Looking at OpenJKD, StringBuilder.toString() (1) ends up calling new String(char[], offset, count) (2), which calls Arrays.copyOfRange (3), which calls System.arrayCopy. At a certain level, this is going to end up moving n bytes in memory; however, the system is often able to utilize CPU-level block copy commands, which executes more quickly than copying n bytes one-at-a-time.

I think this algorithm is still n^2, since you're copying 1, then 2, then 3, ..., then n bytes. I don't think you can accomplish your goal any more quickly, since you have to copy this many bytes in order to fill out the array.

The string builder implementation is definitely more performant, since at each step, it writes a single byte into an array (that is already sized correctly!), and then copies that array to a different memory location.

Since you have both objects already, the time complexity is the same: it's O(1), because both java.lang.String and Java arrays store their length for direct retrieval.

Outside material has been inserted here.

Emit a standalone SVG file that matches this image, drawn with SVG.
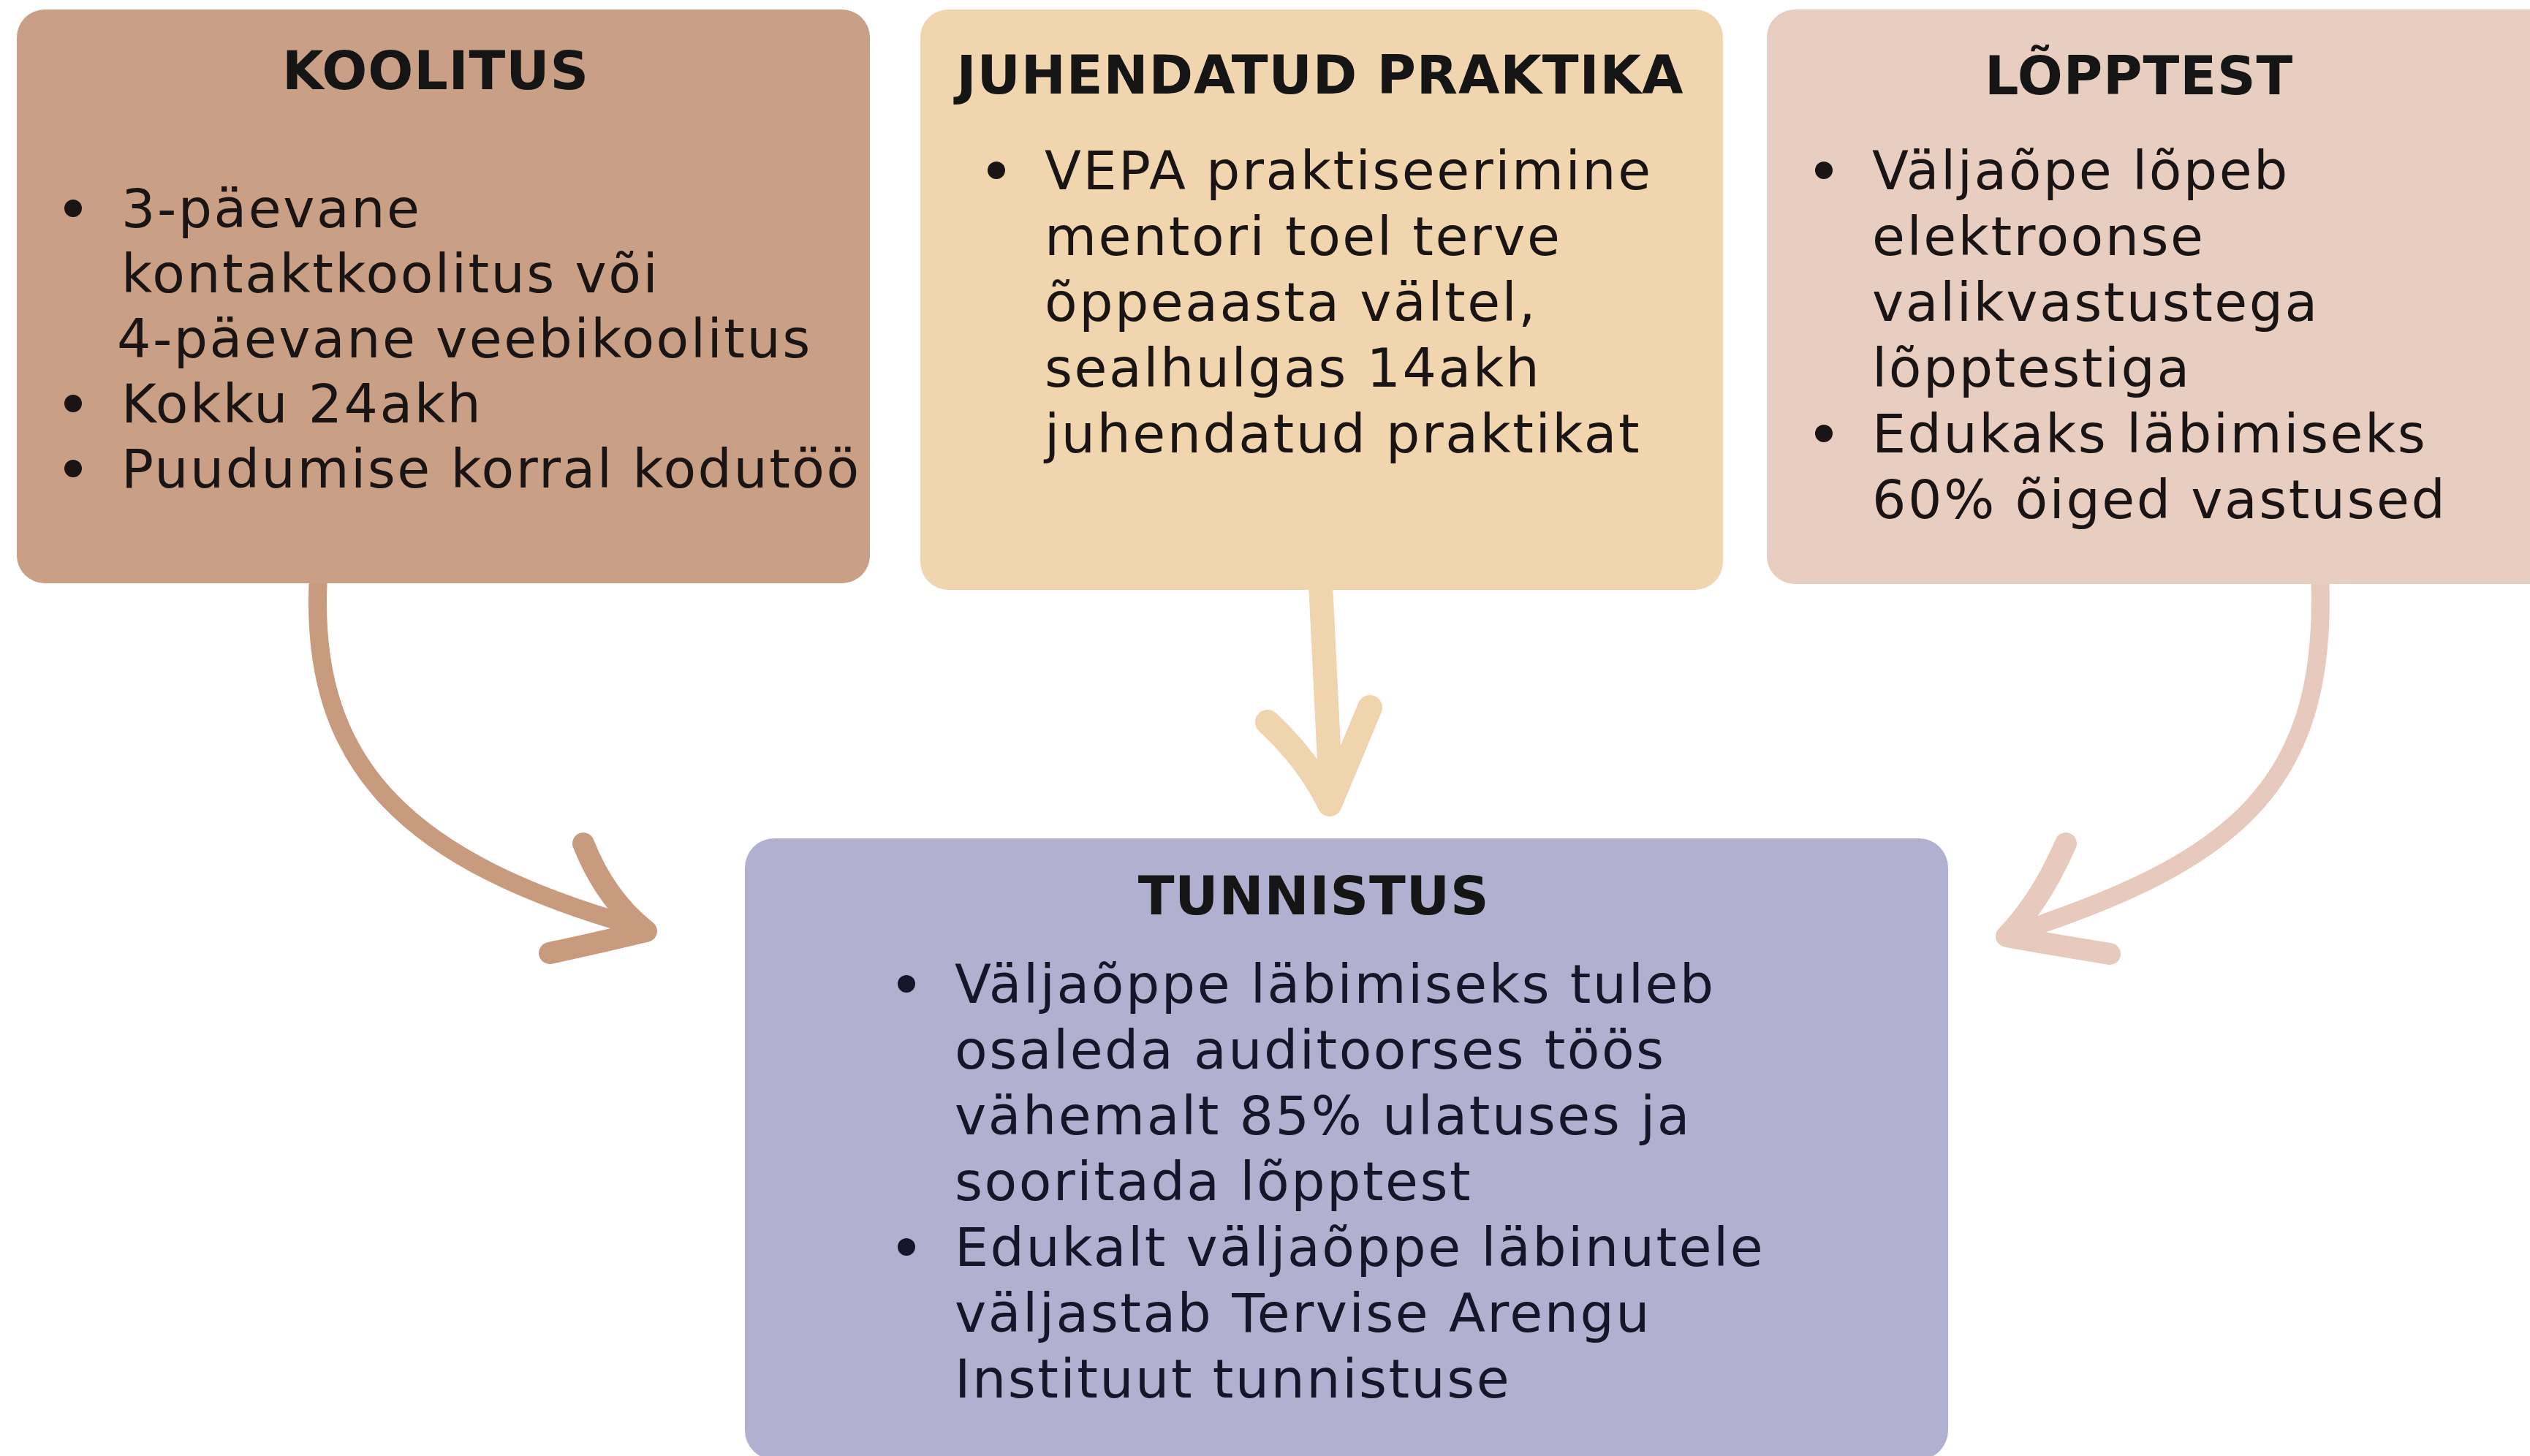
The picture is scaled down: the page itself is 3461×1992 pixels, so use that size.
<svg xmlns="http://www.w3.org/2000/svg" width="3461" height="1992" viewBox="0 0 3461 1992">
<style>
.t{font-family:"DejaVu Sans","Liberation Sans",sans-serif;font-weight:bold;font-size:73px;letter-spacing:0.9px;text-anchor:middle;fill:#151515}
.b{font-family:"DejaVu Sans","Liberation Sans",sans-serif;font-size:73px;letter-spacing:2.5px;fill:#1a1414}
.bt{fill:#16162a}
.c{fill:none;stroke-linecap:round;stroke-linejoin:round}
</style>
<rect width="3461" height="1992" fill="#ffffff"/>
<g id="connectors">
  <g stroke="#C99B7E">
    <path class="c" stroke-width="25" d="M435 800 C425 1050 560 1180 872 1268"/>
    <path class="c" stroke-width="30" d="M798 1154 Q828 1230 884 1274 Q818 1290 752 1304"/>
  </g>
  <g stroke="#EFD4AE">
    <path class="c" stroke-width="33" d="M1807 808 L1821 1092"/>
    <path class="c" stroke-width="34" d="M1734 988 Q1790 1040 1819 1100 Q1848 1030 1874 968"/>
  </g>
  <g stroke="#E7C9BD">
    <path class="c" stroke-width="25" d="M3174 800 C3182 1080 3050 1180 2758 1276"/>
    <path class="c" stroke-width="30" d="M2826 1154 Q2792 1232 2745 1281 Q2818 1294 2886 1305"/>
  </g>
</g>
<g id="node-koolitus">
  <rect x="23" y="13" width="1167" height="785" rx="38" fill="#C99F85"/>
  <text class="t" x="596" y="122">KOOLITUS</text>
  <circle cx="100" cy="285" r="12" fill="#1a1414"/>
  <circle cx="100" cy="552" r="12" fill="#1a1414"/>
  <circle cx="100" cy="641" r="12" fill="#1a1414"/>
  <text class="b" x="166" y="311">3-päevane</text>
  <text class="b" x="166" y="400">kontaktkoolitus või</text>
  <text class="b" x="160" y="489">4-päevane veebikoolitus</text>
  <text class="b" x="166" y="578">Kokku 24akh</text>
  <text class="b" x="166" y="667">Puudumise korral kodutöö</text>
</g>
<g id="node-praktika">
  <rect x="1259" y="13" width="1098" height="794" rx="38" fill="#F0D5AF"/>
  <text class="t" x="1806" y="128">JUHENDATUD PRAKTIKA</text>
  <circle cx="1363" cy="233" r="12" fill="#1a1414"/>
  <text class="b" x="1429" y="259">VEPA praktiseerimine</text>
  <text class="b" x="1429" y="349">mentori toel terve</text>
  <text class="b" x="1429" y="439">õppeaasta vältel,</text>
  <text class="b" x="1429" y="529">sealhulgas 14akh</text>
  <text class="b" x="1429" y="619">juhendatud praktikat</text>
</g>
<g id="node-lopptest">
  <rect x="2417" y="13" width="1100" height="786" rx="38" fill="#E8CDC1"/>
  <text class="t" x="2926" y="129">LÕPPTEST</text>
  <circle cx="2495" cy="233" r="12" fill="#1a1414"/>
  <circle cx="2495" cy="593" r="12" fill="#1a1414"/>
  <text class="b" x="2561" y="259">Väljaõpe lõpeb</text>
  <text class="b" x="2561" y="349">elektroonse</text>
  <text class="b" x="2561" y="439">valikvastustega</text>
  <text class="b" x="2561" y="529">lõpptestiga</text>
  <text class="b" x="2561" y="619">Edukaks läbimiseks</text>
  <text class="b" x="2561" y="709">60% õiged vastused</text>
</g>
<g id="node-tunnistus">
  <rect x="1019" y="1147" width="1646" height="850" rx="40" fill="#B1B0D0"/>
  <text class="t" x="1797" y="1251">TUNNISTUS</text>
  <circle cx="1240" cy="1346" r="12" fill="#16162a"/>
  <circle cx="1240" cy="1706" r="12" fill="#16162a"/>
  <text class="b bt" x="1306" y="1372">Väljaõppe läbimiseks tuleb</text>
  <text class="b bt" x="1306" y="1462">osaleda auditoorses töös</text>
  <text class="b bt" x="1306" y="1552">vähemalt 85% ulatuses ja</text>
  <text class="b bt" x="1306" y="1642">sooritada lõpptest</text>
  <text class="b bt" x="1306" y="1732">Edukalt väljaõppe läbinutele</text>
  <text class="b bt" x="1306" y="1822">väljastab Tervise Arengu</text>
  <text class="b bt" x="1306" y="1912">Instituut tunnistuse</text>
</g>
</svg>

However, you can improve upon the timing of your method by using getChars method of the string to avoid copying the characters past the end of the substring that you need:

int maxLength = 100;
int effectiveLength = Math.min(maxLength, str.length());
char[] strArray = new char[effectiveLength];
str.getChars(0, effectiveLength, strArray, 0);

If it happens that your algorithm can stop processing before reaching the end of the string, this approach would let you avoid allocating the extra memory and copying the characters into it.